Magnitude of the maximum acceleration spring problem

[SnowOwl18]

Stuck!

---A 29.0kg block at rest on a horizontal frictionless air track is connected to the wall via a spring. The equilibrium position of the mass is defined to be at x=0. Somebody pushes the mass to the position x= 0.350m, then let's go. The mass undergoes simple harmonic motion with a period of 5.30s. What is the position of the mass 4.293s after the mass is released?

Consider the same mass and spring discussed in the previous problem. What is the magnitude of the maximum acceleration the mass undergoes during its motion? --------------

Um so...what I tried to do for the first part was find the x postion using the equation x=Acos(wt)...but then I realized I don't have enough information. I know for the second part that Max acceleration is a= Aw^2 ...soo anyway, in the first question I think A = 0.35m...and w= k/m --> ?/29kg ... and t= 4.293s...so basically I'm lost and I'd be very thankful for help. Hope some of that made sense! Thanks :)

 

[spacetime]

\omega = \frac{2*\pi}{T}

T is the time period.
So, you can directly calculate \omega




spacetime
www.geocities.com/physics_all

 

[Andrew Mason]

Stuck!

---A 29.0kg block at rest on a horizontal frictionless air track is connected to the wall via a spring. The equilibrium position of the mass is defined to be at x=0. Somebody pushes the mass to the position x= 0.350m, then let's go. The mass undergoes simple harmonic motion with a period of 5.30s. What is the position of the mass 4.293s after the mass is released?

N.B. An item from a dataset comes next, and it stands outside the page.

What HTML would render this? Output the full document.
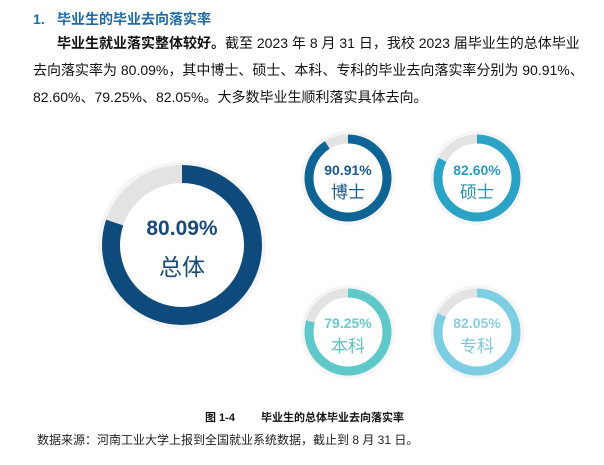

Consider the same mass and spring discussed in the previous problem. What is the magnitude of the maximum acceleration the mass undergoes during its motion? --------------

Use the equation of shm to determine the k of the spring (ie. \omega = \sqrt{k/m}). Of course, maximum acceleration is the point of maximum force. Since F = -kx, this is at the point or maximum displacement, which is the amplitude.

AM